From:yl-ruil <yl-ruil@...>
Date:Friday, January 28, 2000, 11:48
From: Raymond Brown

> At 2:37 pm -0700 27/1/00, dirk elzinga wrote: > >On Thu, 27 Jan 2000, yl-ruil wrote (concerning /s/ -> /h/): > > > >> I think this change occurs generally because s is voiced to z, which
then
> >> weakens to h-. This is also really quite common in the indo-european
family:
> >> *sawelios --> Greek. helios and Welsh haul (sun, obviously). > > > >There is no evidence for an intermediate voiced stage in the > >alternation between /s/ and /h/. In fact, such a step would make > >the change less likely. What /s/ and /h/ have in common is the > >spreading of the vocal folds during articulation--in fact, > >that's all an /h/ is; spread vocal folds. > > Absolutely - both sounds are voicless fricatives.
Ooops, my mistake.
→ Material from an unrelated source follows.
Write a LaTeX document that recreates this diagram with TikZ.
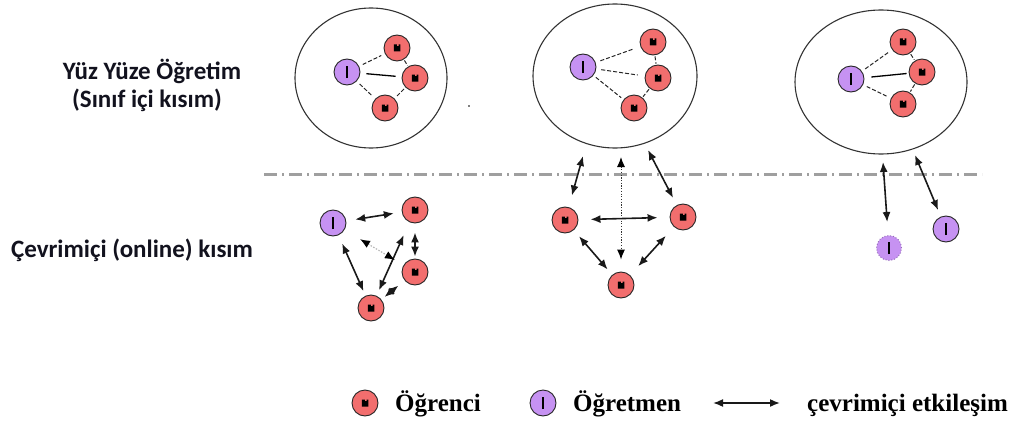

I wasn't actually thinking of the strongly voiced 'buzzed' z in english, but maybe more of an apical sound. H is *not* a voiceless fricative, it's a voiceless glottal approximant. Since (in the indo-european languages anyway) voiced sound are more readily lost (eg Q --> 0), it seemed more logical to me that a voiced sound would be weakened rather than a voiceless one.